Yeah man its a Jinkie carb i think, ive saw Jinkie somewhere on my bike so i guess it is a jinkie carb with those weird bolts, i was thinking of somehow grinding them down a bit and using a flathead to get them off.. another weird thing is too, i cant seem to find the damn mixture screw? i think i found it today but it has a bolt like those on the damn carb as well so i cnt turn it to see if it is the mixture or not, its away up under the bike... i have pictures of my bike carb and everything but i have no idea how to post pics???? lol
 
10884739_10203631835173322_1643895120_n.jpg the carb screws

10904165_10203631834613308_1383732487_n.jpg the bike itself

10887832_10203631835333326_1824450107_n.jpg another one fof those damn screws on the throttle housing part

10893436_10203631836333351_380254504_n.jpg can barely take thre carb off, so could someone help with the size of carb i can buy & throttle cable type? with links perhaps to where to buy (im new in the USA, originally from ireland)
 
the air filter also has a long tubing onto it which goes into a clear tube that is squeezy, then into the engine..

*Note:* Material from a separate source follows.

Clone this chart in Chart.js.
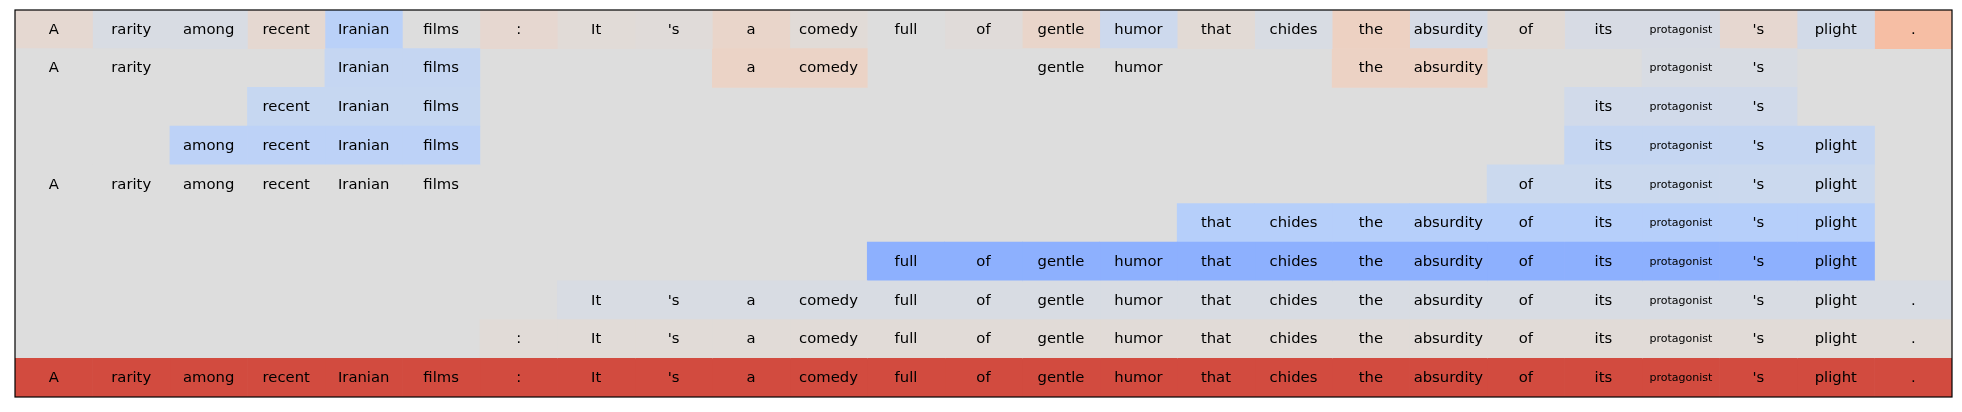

10904165_10203631834613308_1383732487_n.jpg might be able to see it in this picture if you zoom in
 
Just recently purchased an Apollo 2019 125cc I added some performance mods such as 26m PWK carburetor and aftermarket mini evo big gun full exhaust kit to the bike I had to do a little modifying to fit nicely but the carb isn’t running at it’s full potential and I would need some advice or some help who could help me out on getting the air mixture right the main jet sizing and needle adjustment sizing I believe is the problem any help please
 
wow, its a bit like those "Anti-Tampering" nuts and bolts you see on some new cars now. manufacturers dont like people doing things themselves, i guess they just want you to pay to get it fixed :/
Your right. The other reason is to save money in manufacturing. On something like the float bowl, the bolts need a specific and equal amount of torque. Instead of using complex fastener machines to torque them simultaneously, or pay a human to do it with a torque wrench, they use fasteners that break at a certain torque, thus removing any skill or expensive machine normally required for a job like that.

Im a civil engineer by trade, and i can assure you that parts are designed to meet a group of requirements and no more. It usually has to last for a predetermined time (usually just after warranty), perform at a level on par with competitors, cost as little as possible to manufacture, and be as simple as possible and/or modular, in able to make spare parts manufacturing or unit amount cheap and time efficient. Notice ease of repair isnt part of the requirements.

As long as they can make a lot of them cheap, fast, and sell them at the highest possible profit, while ensuring they last until warranty expires, theyre happy for the most part. Of course there is a legality aspect. They obviously need the product to conform to acceptable levels of safety, in order to minimize litigation.

Basically, if you ever want to figure out why something seems to be designed in a non-logical way, just think about how you would go about manufacturing it in the most cost and time effective way. Then you'll get your answer.